Del Guidice: How would you say Americans can work to protect their faith and their religious liberty despite the challenges that come against them?
Starr: First, inform ourselves. We need to educate ourselves.
Think of Miranda warnings, right? That’s one of the things that the Supreme Court said in the 1960s individuals have to know their rights. If they’re confronted by the police, they’re taken into custody, they need to be informed of their rights. Well, we need to inform ourselves of our fundamental rights under the First Amendment.
So self-education, just the way Abraham Lincoln did and countless other Americans have done it over time. We educate ourselves and that’s one of the things I hope this book will be, a tool of self-education. Then you’ll be prepared to say, “Aha, I see what’s going on here. There’s a violation of the great principle of church autonomy or the autonomy of that religious school. They can’t do that.”
That was a principle that was articulated by the Supreme Court of the United States, telling the Obama [Equal Employment Opportunity Commission] and the Obama Justice Department, “You are riding roughshod over the religious freedom of this church school in coming in and trying to say, ‘You cannot fire this particular teacher.’ Go away, EEOC.”
Now, it may sound harsh, but that is one of the great principles of religious liberty that has been protected. That was a nine to nothing decision of the Supreme Court in favor of religious liberty. That opinion being joined by Justice Ruth Bader Ginsburg, now deceased, and Justice Sonia Sotomayor.
Del Guidice: Well, this is a bit of a hypothetical, but I think it’s something that is really [important] to discuss, what do you foresee as happening, potential threats to religious liberty, if government officials continue to do overreach and these acts of overreach really aren’t met? What do you see as potential outcomes of that?
Starr: I see a potential outcome as an overriding of freedom of conscience. …
For example, health care providers. Whatever one’s view is on abortion, we came to a consensus in this country, not everybody agreed with it, but it was a very peaceful consensus, that is taxpayers should not have to fund elective abortions. The so-called Hyde Amendment from now several decades ago, that is about to be written off the books. “No, you must provide abortions in this Catholic hospital or another religiously affiliated hospital.”

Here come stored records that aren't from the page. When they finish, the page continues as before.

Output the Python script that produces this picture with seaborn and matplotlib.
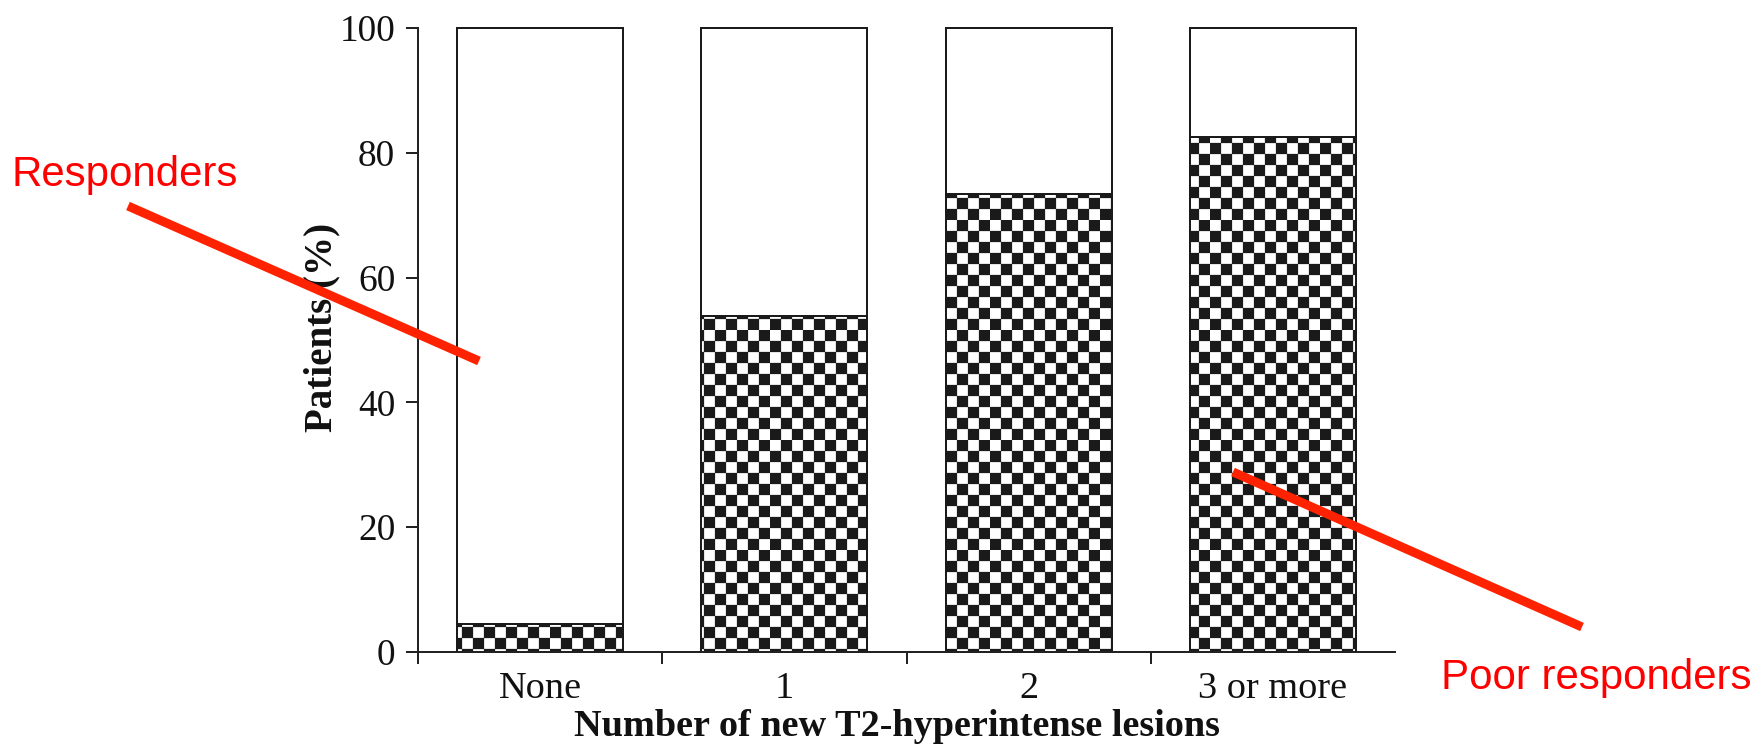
import warnings
import numpy as np
import pandas as pd
import matplotlib
matplotlib.use("Agg")
import matplotlib.pyplot as plt
import matplotlib.hatch as mhatch
from matplotlib.path import Path
from matplotlib.lines import Line2D
import seaborn as sns

# ---------------- data ----------------
categories = ["None", "1", "2", "3 or more"]
poor_responders = [4.5, 53.8, 73.4, 82.5]
responders = [95.5, 46.2, 26.6, 17.5]
y_ticks = [0, 20, 40, 60, 80, 100]
x_label = "Number of new T2-hyperintense lesions"
y_label = "Patients (%)"


# ---------------- checkerboard hatch ----------------
class CheckerHatch(mhatch.HatchPatternBase):
    def __init__(self, hatch, density):
        self.n = 10 if "c" in hatch else 0
        self.cells = [(i, j) for i in range(self.n) for j in range(self.n)
                      if (i + j) % 2 == 0]
        self.num_vertices = len(self.cells) * 5

    def set_vertices_and_codes(self, vertices, codes):
        s = 1.0 / self.n
        sq = np.array([[0, 0], [s, 0], [s, s], [0, s], [0, 0]], float)
        sc = [Path.MOVETO, Path.LINETO, Path.LINETO, Path.LINETO, Path.CLOSEPOLY]
        for k, (i, j) in enumerate(self.cells):
            vertices[k * 5:(k + 1) * 5] = sq + [i * s, j * s]
            codes[k * 5:(k + 1) * 5] = sc


mhatch._hatch_types.append(CheckerHatch)

DPI = 110
W, H = 1762, 748

sns.set_style("ticks")
plt.rcParams["font.family"] = ["Liberation Serif", "DejaVu Serif"]
plt.rcParams["hatch.linewidth"] = 0.15
plt.rcParams["hatch.color"] = "#1e1e1e"

fig = plt.figure(figsize=(W / DPI, H / DPI), dpi=DPI)
ax = fig.add_axes([418 / W, 1 - 652 / H, (1395 - 418) / W, (652 - 28) / H])

df = pd.DataFrame({"category": categories,
                   "poor": poor_responders,
                   "resp": responders})
df["top"] = df["poor"] + df["resp"]

bw = 0.68
lw = 1.3
sns.barplot(data=df, x="category", y="top", order=categories, color="white",
            saturation=1, edgecolor="#1a1a1a", linewidth=lw, width=bw, ax=ax)
n_before = len(ax.patches)
sns.barplot(data=df, x="category", y="poor", order=categories, color="white",
            saturation=1, edgecolor="#1a1a1a", linewidth=lw, width=bw, ax=ax)
with warnings.catch_warnings():
    warnings.simplefilter("ignore")
    for p in ax.patches[n_before:]:
        p.set_hatch("c")
for p in ax.patches:
    p.set_clip_on(False)

ax.set_xlim(-0.5, 3.5)
ax.set_ylim(0, 100)
sns.despine(ax=ax)
for s in ("left", "bottom"):
    ax.spines[s].set_linewidth(lw)
    ax.spines[s].set_color("#222222")

tick_len = 12 * 72 / DPI
ax.set_yticks(y_ticks)
ax.set_yticklabels([str(v) for v in y_ticks])
ax.tick_params(axis="y", direction="out", length=tick_len, width=lw,
               color="#222222", labelsize=24.5, pad=7, labelcolor="#111111")
ax.set_xticks(range(len(categories)))
ax.set_xticklabels(categories)
ax.set_xticks([-0.5, 0.5, 1.5, 2.5], minor=True)
ax.tick_params(axis="x", which="major", length=0, labelsize=25, pad=13,
               labelcolor="#111111")
ax.tick_params(axis="x", which="minor", direction="out", length=tick_len,
               width=lw, color="#222222")

ax.set_xlabel(x_label, fontsize=25, fontweight="bold", color="#111111")
ax.set_ylabel(y_label, fontsize=25.5, fontweight="bold", color="#111111")
ax.xaxis.set_label_coords(0.49, -0.091)
ax.yaxis.set_label_coords(-0.079, 0.52)

# ---------------- red annotations ----------------
red_line = "#ff2200"
lw_red = 9 * 72 / DPI
fig.add_artist(Line2D([128 / W, 479 / W], [1 - 206 / H, 1 - 361 / H],
                      transform=fig.transFigure, color=red_line, lw=lw_red,
                      solid_capstyle="butt"))
fig.add_artist(Line2D([1233 / W, 1582 / W], [1 - 472 / H, 1 - 627 / H],
                      transform=fig.transFigure, color=red_line, lw=lw_red,
                      solid_capstyle="butt"))
fig.text(11 / W, 1 - 186 / H, "Responders", color="red", fontsize=27.5,
         family=["Liberation Sans", "DejaVu Sans"], va="baseline", ha="left")
fig.text(1441 / W, 1 - 689 / H, "Poor responders", color="red", fontsize=27.5,
         family=["Liberation Sans", "DejaVu Sans"], va="baseline", ha="left")

fig.savefig("out.png", dpi=DPI, facecolor="white")
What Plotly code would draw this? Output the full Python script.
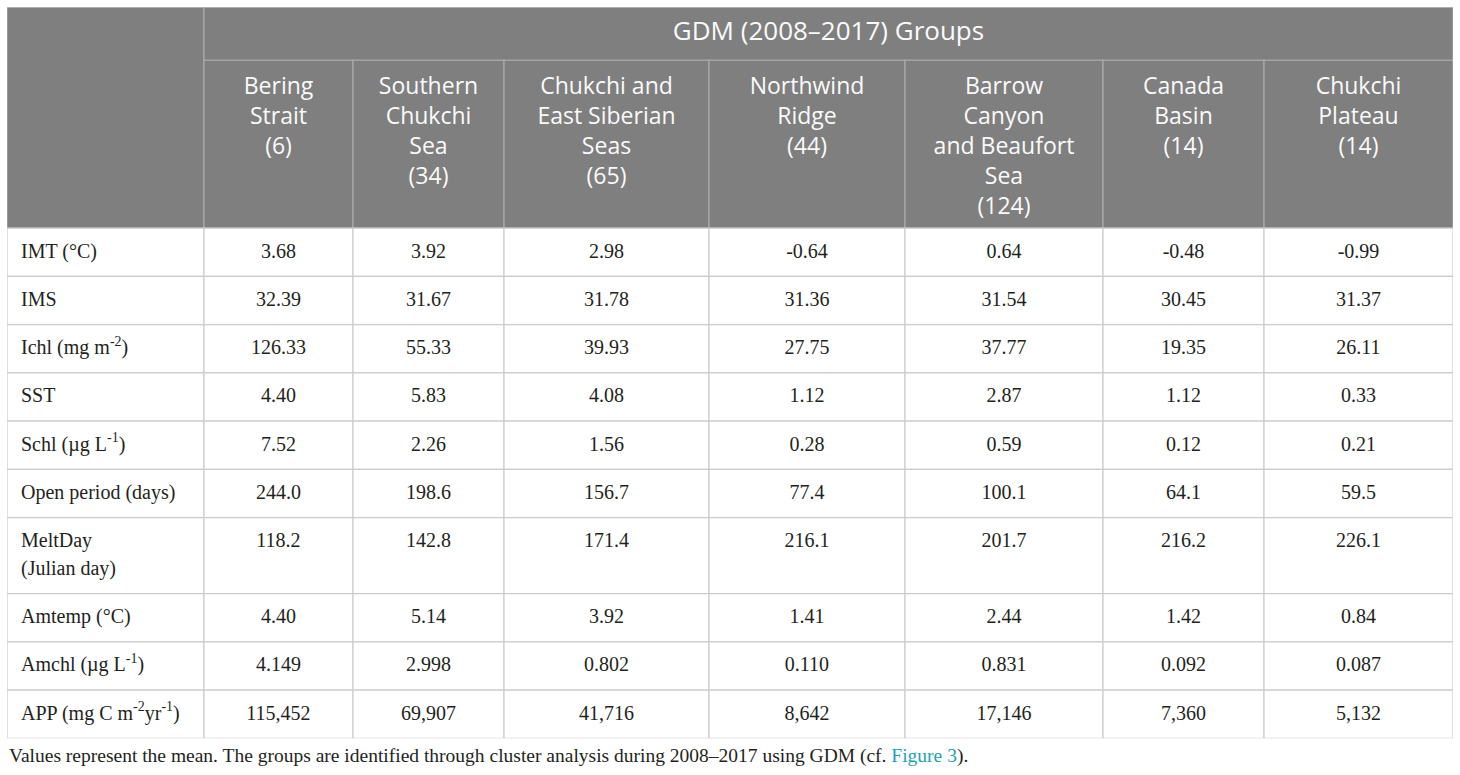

Another example that’s pending before the Supreme Court of the United States right now is Catholic Social Services of Philadelphia could not in conscience place foster children in nontraditional families, including LGBTQ families, just nontraditional families more generally.
The city of Philadelphia said, “You’re no longer going to be a service provider for our very needy children here in Philadelphia even though you have been providing these services for over one century. We’re yanking your license. You’re out of this business.” Why? Because they were not able, under Catholic social teaching, to place children in nontraditional homes.
I think this is the ultimate question, can’t we in a pluralistic society agree to disagree, especially when we’re talking about a freedom of conscience based upon religious belief that is sincere and well settled and well understood through millennia of the three great Abrahamic faiths? Let’s live together peacefully and respect one another and just agree to disagree. But we don’t have to be so punitive, which is what I think the laws are increasingly punitively directed at individuals and institutions of conscience.
Del Guidice: Solicitor General Starr, thank you for joining us on “The Daily Signal Podcast.” If you all want to look up the book, once again, it’s called “Religious Liberty in Crisis: Exercising Your Faith in an Age of Uncertainty.” Solicitor General Starr, thanks for being with us.
Starr: Oh, thank you. So good to be with you.